Last month I attended a superb presentation on JBoss Cache by the project lead, Manik Surtani. Luckily only six people showed up, so were were able to chat to Manik, and really pick his brains on this stuff. Talking to Manik gave me a huge amount of confidence in the JBoss Cache product.

Some background to all of this: we’ve all probably kept something that’s frequently used, and infrequently changing, in memory to save a trip to a database. That’s one of the things you can use a cache like JBoss Cache for, but that are other benefits too: the preference for code that’s been written elsewhere (many eyes etc); a smart way to do invalidation; a way to distribute a cache between servers; reporting tools… and so on.

JBoss Cache isn’t the only solution out there. There are a bunch of APIs you can use to add caching into your application, and maybe one day the Java Temporary Caching API (JSR 107) standard will mean you can use one API across all the implementations. I was wondering… how do they compare. I decided to have quick look at performance for three of the popular ones.

I’m looking at:

I have a scenario in mind, where there are a lot of cache hits and only a few cache stores. In particular I wanted to know how the implementations perform under concurrent access, such as a heavily loaded web site: what happens to the cache performance as load increases.

To set the stage here’s a graph showing the performance of a work load when using the ye olde synchronized Hashtable, the spanky new ConcurrentHashMap and a “noop” implementation that neither stores nor returns anything. The idea here is just to provide a sanity check of how my laptop performs under increasing load.

Baseline machine performance

Here’s what you’re looking at. Along the x-axis is the number of threads concurrently accessing the cache. The y-axis is showing normalized throughput (so bigger is better on the y-axis), averaged over 5 runs. What I’ve done is create a worker that picks a random number, looks in the cache to see if it’s there, and if it’s not it associates a list against the number. There are only 400 numbers to pick from, and the worker tries this 40,000 times (weird numbers, but it’s relevant to the application I have in mind). Each thread equates to one worker, and all the workers share the same cache instance. You can download the source code for this, if you want the details.
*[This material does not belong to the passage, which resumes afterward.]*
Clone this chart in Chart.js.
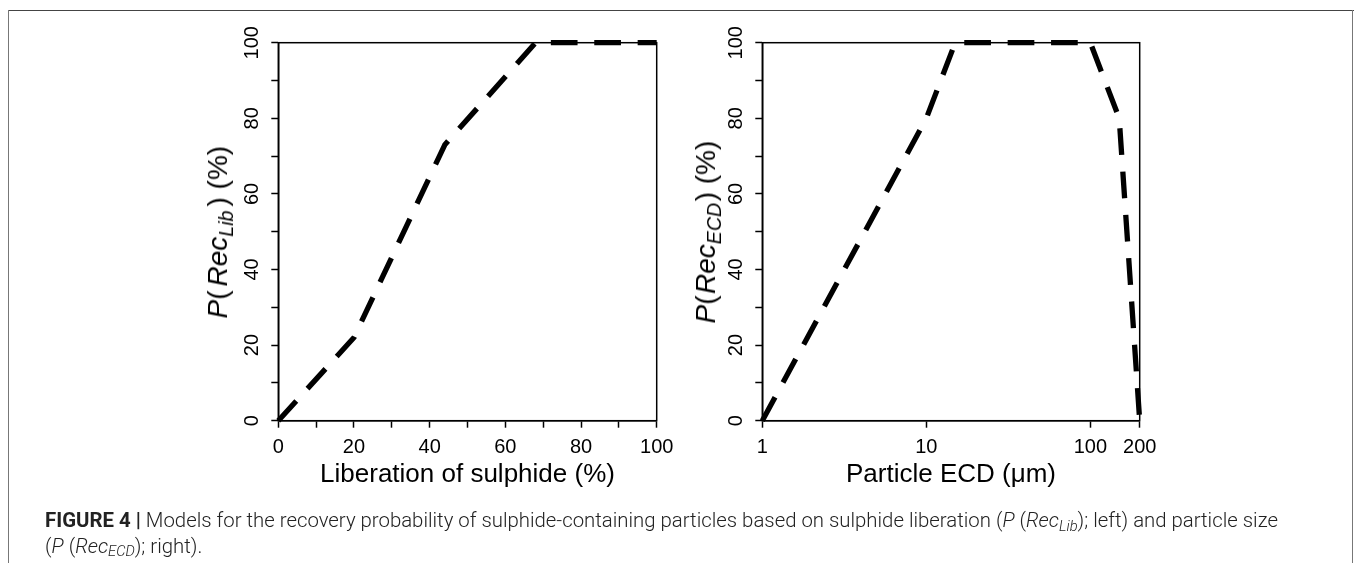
<!DOCTYPE html>
<html><head><meta charset="utf-8">
<script src="https://cdn.jsdelivr.net/npm/chart.js@4.4.1/dist/chart.umd.min.js"></script>
<style>
html,body{margin:0;padding:0;background:#fff;width:1354px;height:563px;overflow:hidden;position:relative;}
canvas{position:absolute;left:0;top:0;}
.fr{position:absolute;background:#666;}
.ytitle{position:absolute;left:0;top:0;font-family:"Liberation Sans",Arial,sans-serif;font-size:28px;white-space:nowrap;transform-origin:0 0;line-height:1;color:#000;}
.ytitle .g{display:inline-block;width:0;}
.xtitle{position:absolute;font-family:"Liberation Sans",Arial,sans-serif;font-size:26px;white-space:nowrap;transform:translateX(-50%);line-height:26px;color:#000;}
.sub{font-size:0.7em;position:relative;top:0.3em;}
.caption{position:absolute;left:45px;top:509px;font-family:Roboto,sans-serif;font-weight:300;font-size:21px;line-height:23.5px;white-space:nowrap;transform-origin:0 0;color:#222;}
.caption b{font-weight:700;}
.caption .cs{font-size:0.72em;position:relative;top:0.25em;}
</style>
</head><body>
<div class="fr" style="left:8px;top:10px;width:1346px;height:1px;background:#444"></div>
<div class="fr" style="left:8px;top:10px;width:1px;height:553px;background:#777"></div>
<div class="fr" style="left:1352px;top:10px;width:1px;height:553px;background:#777"></div>
<canvas id="c1" width="1354" height="563"></canvas>
<canvas id="c2" width="1354" height="563"></canvas>
<div class="ytitle" id="yt1"><i>P</i>(<span class="g"></span><i>Rec</i><span class="sub"><i>Lib</i></span><span class="g"></span>) (%)</div>
<div class="ytitle" id="yt2"><i>P</i>(<span class="g"></span><i>Rec</i><span class="sub"><i>ECD</i></span><span class="g"></span>) (%)</div>
<div class="xtitle" style="left:467.5px;top:459.6px">Liberation of sulphide (%)</div>
<div class="xtitle" style="left:951px;top:459.6px">Particle ECD (μm)</div>
<div class="caption" id="cap"><span id="l1"><b>FIGURE 4 |</b> Models for the recovery probability of sulphide-containing particles based on sulphide liberation (<i>P</i> (<i>Rec<span class="cs">Lib</span></i>); left) and particle size</span><br>(<i>P</i> (<i>Rec<span class="cs">ECD</span></i>); right).</div>
<script>
// ---- data ----
const libX = [0, 20, 44, 68, 100];
const libY = [0, 22, 73, 100, 100];
const ecdX = [1, 10, 15, 100, 150, 200];
const ecdY = [0, 80, 100, 100, 80, 0];
const libTicks = [0, 10, 20, 30, 40, 50, 60, 70, 80, 90, 100];
const libTickLabels = ['0', '', '20', '', '40', '', '60', '', '80', '', '100'];
const ecdTicks = [1, 10, 100, 200];
const ecdTickLabels = ['1', '10', '100', '200'];
const yTicks = [0, 10, 20, 30, 40, 50, 60, 70, 80, 90, 100];
const yTickLabels = ['0', '', '20', '', '40', '', '60', '', '80', '', '100'];

const W = 1354, H = 563;
const areaTop = 42.7, areaBottom = 420.7;
const boxPlugin = {
  id: 'box',
  beforeDatasetsDraw(chart) {
    const {ctx, chartArea: a} = chart;
    ctx.save();
    ctx.strokeStyle = '#000';
    ctx.lineWidth = 1.5;
    ctx.strokeRect(a.left, a.top, a.right - a.left, a.bottom - a.top);
    ctx.restore();
  }
};
const tickFont = {family: '"Liberation Sans", Arial, sans-serif', size: 20};
function yScale(ticksArr, labels, width) {
  return {
    type: 'linear', min: 0, max: 100,
    afterBuildTicks: s => { s.ticks = ticksArr.map(v => ({value: v})); },
    afterFit: s => { s.width = width; },
    ticks: {callback: (v, i) => labels[i], font: tickFont, color: '#000', padding: 2,
            minRotation: 90, maxRotation: 90, crossAlign: 'center', autoSkip: false},
    grid: {drawOnChartArea: false, tickLength: 7, tickWidth: 1.5, tickColor: '#000'},
    border: {color: '#000', width: 1.5}
  };
}
function xScale(type, min, max, ticksArr, labels) {
  return {
    type, min, max,
    afterBuildTicks: s => { s.ticks = ticksArr.map(v => ({value: v})); },
    afterFit: s => { s.height = 60; },
    ticks: {callback: (v, i) => labels[i], font: tickFont, color: '#000', padding: 8,
            maxRotation: 0, minRotation: 0, autoSkip: false},
    grid: {drawOnChartArea: false, tickLength: 7, tickWidth: 1.5, tickColor: '#000'},
    border: {color: '#000', width: 1.5}
  };
}
function ds(xs, ys) {
  return {
    data: xs.map((x, i) => ({x, y: ys[i]})),
    borderColor: '#000', borderWidth: 5.3, borderDash: [26.7, 16.7],
    borderCapStyle: 'butt', borderJoinStyle: 'round',
    pointRadius: 0, fill: false, tension: 0, clip: false
  };
}
const common = {responsive: false, animation: false, events: [],
  plugins: {legend: {display: false}, tooltip: {enabled: false}, title: {display: false}}};

new Chart(document.getElementById('c1'), {
  type: 'line',
  data: {datasets: [ds(libX, libY)]},
  options: Object.assign({}, common, {
    layout: {padding: {left: 0, top: areaTop, right: W - 656.7, bottom: H - areaBottom - 60}},
    scales: {x: xScale('linear', 0, 100, libTicks, libTickLabels), y: yScale(yTicks, yTickLabels, 278.3)}
  }),
  plugins: [boxPlugin]
});
new Chart(document.getElementById('c2'), {
  type: 'line',
  data: {datasets: [ds(ecdX, ecdY)]},
  options: Object.assign({}, common, {
    layout: {padding: {left: 762.3 - 60, top: areaTop, right: W - 1139.7, bottom: H - areaBottom - 60}},
    scales: {x: xScale('logarithmic', 1, 200, ecdTicks, ecdTickLabels), y: yScale(yTicks, yTickLabels, 60)}
  }),
  plugins: [boxPlugin]
});
// rotated y titles (bottom->top), centred on (cx, cy), total length len
function placeY(id, cx, cy, len) {
  const el = document.getElementById(id);
  const gs = el.querySelectorAll('.g');
  gs.forEach(g => g.style.width = '0px');
  const nat = el.offsetWidth;
  const extra = Math.max(0, len - nat);
  gs.forEach(g => g.style.width = (extra / gs.length) + 'px');
  const w = el.offsetWidth, h = el.offsetHeight;
  el.style.transform = 'translate(' + (cx - h / 2) + 'px,' + (cy + w / 2) + 'px) rotate(-90deg)';
}
function layoutText() {
  placeY('yt1', 218, 232, 173);
  placeY('yt2', 706, 232, 183);
  const l1 = document.getElementById('l1');
  const w = l1.offsetWidth;
  document.getElementById('cap').style.transform = 'scaleX(' + (1233 / w) + ')';
}
layoutText();
if (document.fonts) document.fonts.ready.then(layoutText);
</script>
</body></html>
So focus on the orange curve in the middle first, which is the graph for my “noop” cache. It’s doing pretty much what you’d expect. As the number of threads increases, the machine is able to perform more operations in the same amount of time, up to around 32 threads. After that, performs starts to fall off.

The purple line tells you that you don’t want to use a Hashtable for concurrent access. There’s a lot of synchronization and waiting happening (probably) as threads compete to access the shared object.

The green line shows you that the concurrent APIs in Java have come a long long way since Hashtable. The ConcurrentHashMap implementation is blazing fast and doesn’t seem to suffer too badly under increasing load. In fact, it has a better throughput than my noop code (possibly because noop always causes both a get and a put on the cache).

So much for the baseline measurements. Now let’s see what happens with the Java caching implementations:

Caching performance

The first thing I need to say is that these tests are for local, non-replicated, non-transactional caching. I.e., it’s the simplest case. I’ve also only done the bare minimum configuration on the caches to make them work. I’m sure they are tweekable. Also note that the y-axis values are an order of magnitude lower than the baseline graph.

It looks like JCS have really tuned the single thread case, but after that there’s not a lot to choose between that and EHcache in terms of performance. Neither seem to suffer under increasing thread load. On the whole, I prefer the JCS API to the EHcahce one.

Don’t be overly put off by the JBoss performance curve. Sure it looks a lot lower, but we’re talking a total of 300ms difference at 4 threads for a total of 160,000 cache requests: there are bigger considerations that those performance measures.

So the conclusion from all of this is… they’re all pretty good. I was hoping one would run so badly I could rule it out, but that’s not the case, and I’m going to have to look at features.

For the simple case, I’m going to opt for JCS based on these numbers; but beyond that the numbers tell you nothing of use. For example, if you need transactional support, or want an object cache, then it has to be JBoss as that’s the only one with those features. Or you may prefer one API other the others in terms of style.

As a final comment, do not trust these curves for replicated or distributed caches: the issues there in measuring performance add a lot of complexity.